▶ _Information given_

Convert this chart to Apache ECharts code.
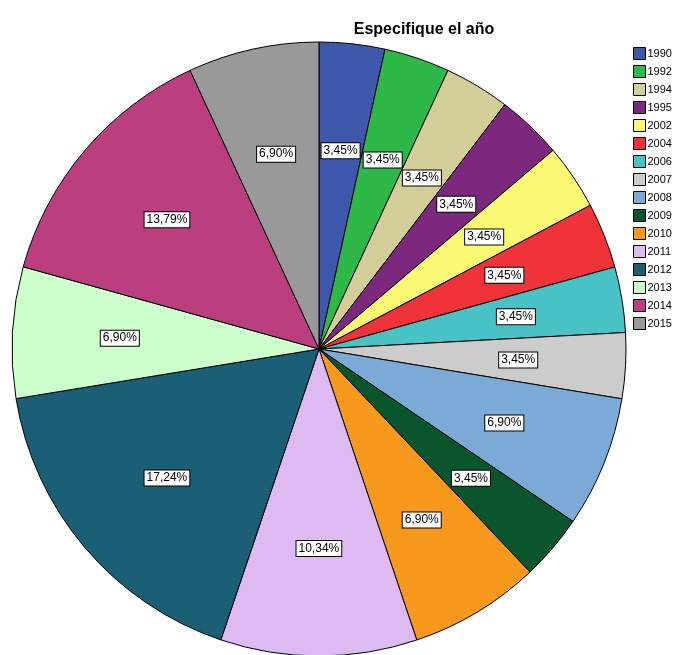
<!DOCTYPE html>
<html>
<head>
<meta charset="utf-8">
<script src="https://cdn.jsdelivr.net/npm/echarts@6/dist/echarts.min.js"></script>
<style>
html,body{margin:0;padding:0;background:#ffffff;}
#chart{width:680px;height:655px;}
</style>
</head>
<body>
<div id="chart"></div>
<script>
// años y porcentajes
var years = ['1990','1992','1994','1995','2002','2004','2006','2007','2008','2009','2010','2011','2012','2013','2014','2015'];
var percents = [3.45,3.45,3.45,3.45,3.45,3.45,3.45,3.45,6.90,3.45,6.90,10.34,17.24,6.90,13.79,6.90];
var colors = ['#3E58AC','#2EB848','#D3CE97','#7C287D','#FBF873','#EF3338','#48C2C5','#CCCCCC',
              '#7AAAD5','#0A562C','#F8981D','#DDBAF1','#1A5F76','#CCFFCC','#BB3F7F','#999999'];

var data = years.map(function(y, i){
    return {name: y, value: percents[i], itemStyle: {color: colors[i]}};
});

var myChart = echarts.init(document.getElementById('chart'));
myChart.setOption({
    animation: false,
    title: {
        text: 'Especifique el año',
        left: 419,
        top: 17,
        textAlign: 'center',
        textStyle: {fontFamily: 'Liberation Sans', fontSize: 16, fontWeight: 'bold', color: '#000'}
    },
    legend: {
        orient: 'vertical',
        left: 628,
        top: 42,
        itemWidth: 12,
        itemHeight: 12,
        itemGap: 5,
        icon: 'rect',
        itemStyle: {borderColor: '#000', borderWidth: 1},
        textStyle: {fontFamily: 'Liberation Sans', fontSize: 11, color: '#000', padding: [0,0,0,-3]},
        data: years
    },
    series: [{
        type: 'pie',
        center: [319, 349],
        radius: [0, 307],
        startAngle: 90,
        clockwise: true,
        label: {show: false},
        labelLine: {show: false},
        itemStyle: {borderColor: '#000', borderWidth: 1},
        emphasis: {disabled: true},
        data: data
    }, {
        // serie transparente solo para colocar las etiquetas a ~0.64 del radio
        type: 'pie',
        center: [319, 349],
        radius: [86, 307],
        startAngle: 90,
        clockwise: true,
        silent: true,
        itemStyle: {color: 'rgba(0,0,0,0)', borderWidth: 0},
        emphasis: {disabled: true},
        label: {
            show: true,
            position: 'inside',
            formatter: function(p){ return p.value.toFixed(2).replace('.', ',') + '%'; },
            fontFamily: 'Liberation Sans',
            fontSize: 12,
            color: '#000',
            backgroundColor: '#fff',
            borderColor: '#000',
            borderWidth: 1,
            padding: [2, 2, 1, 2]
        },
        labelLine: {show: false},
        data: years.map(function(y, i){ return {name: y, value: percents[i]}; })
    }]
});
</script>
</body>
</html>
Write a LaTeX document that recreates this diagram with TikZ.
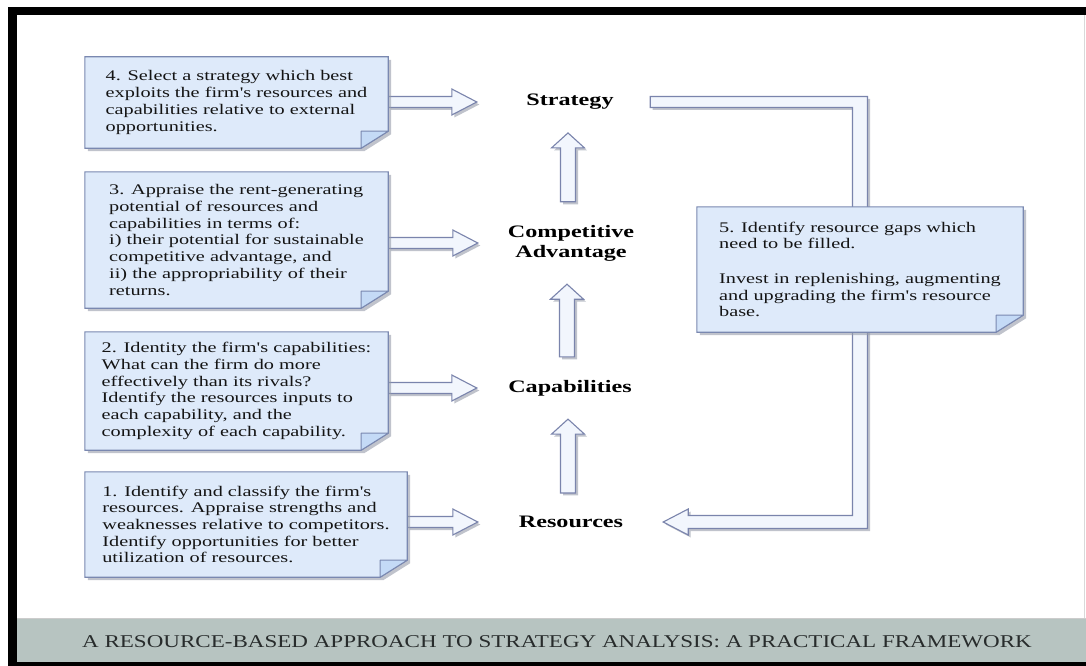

▶ _Exercise directions_
All the records above need to be given again word for word. Skip the pictures.

▶ _Response to this task_
Convert this chart to Apache ECharts code.
<!DOCTYPE html>
<html>
<head>
<meta charset="utf-8">
<script src="https://cdn.jsdelivr.net/npm/echarts@6/dist/echarts.min.js"></script>
<style>
html,body{margin:0;padding:0;background:#ffffff;}
#chart{width:680px;height:655px;}
</style>
</head>
<body>
<div id="chart"></div>
<script>
// años y porcentajes
var years = ['1990','1992','1994','1995','2002','2004','2006','2007','2008','2009','2010','2011','2012','2013','2014','2015'];
var percents = [3.45,3.45,3.45,3.45,3.45,3.45,3.45,3.45,6.90,3.45,6.90,10.34,17.24,6.90,13.79,6.90];
var colors = ['#3E58AC','#2EB848','#D3CE97','#7C287D','#FBF873','#EF3338','#48C2C5','#CCCCCC',
              '#7AAAD5','#0A562C','#F8981D','#DDBAF1','#1A5F76','#CCFFCC','#BB3F7F','#999999'];

var data = years.map(function(y, i){
    return {name: y, value: percents[i], itemStyle: {color: colors[i]}};
});

var myChart = echarts.init(document.getElementById('chart'));
myChart.setOption({
    animation: false,
    title: {
        text: 'Especifique el año',
        left: 419,
        top: 17,
        textAlign: 'center',
        textStyle: {fontFamily: 'Liberation Sans', fontSize: 16, fontWeight: 'bold', color: '#000'}
    },
    legend: {
        orient: 'vertical',
        left: 628,
        top: 42,
        itemWidth: 12,
        itemHeight: 12,
        itemGap: 5,
        icon: 'rect',
        itemStyle: {borderColor: '#000', borderWidth: 1},
        textStyle: {fontFamily: 'Liberation Sans', fontSize: 11, color: '#000', padding: [0,0,0,-3]},
        data: years
    },
    series: [{
        type: 'pie',
        center: [319, 349],
        radius: [0, 307],
        startAngle: 90,
        clockwise: true,
        label: {show: false},
        labelLine: {show: false},
        itemStyle: {borderColor: '#000', borderWidth: 1},
        emphasis: {disabled: true},
        data: data
    }, {
        // serie transparente solo para colocar las etiquetas a ~0.64 del radio
        type: 'pie',
        center: [319, 349],
        radius: [86, 307],
        startAngle: 90,
        clockwise: true,
        silent: true,
        itemStyle: {color: 'rgba(0,0,0,0)', borderWidth: 0},
        emphasis: {disabled: true},
        label: {
            show: true,
            position: 'inside',
            formatter: function(p){ return p.value.toFixed(2).replace('.', ',') + '%'; },
            fontFamily: 'Liberation Sans',
            fontSize: 12,
            color: '#000',
            backgroundColor: '#fff',
            borderColor: '#000',
            borderWidth: 1,
            padding: [2, 2, 1, 2]
        },
        labelLine: {show: false},
        data: years.map(function(y, i){ return {name: y, value: percents[i]}; })
    }]
});
</script>
</body>
</html>
Write a LaTeX document that recreates this diagram with TikZ.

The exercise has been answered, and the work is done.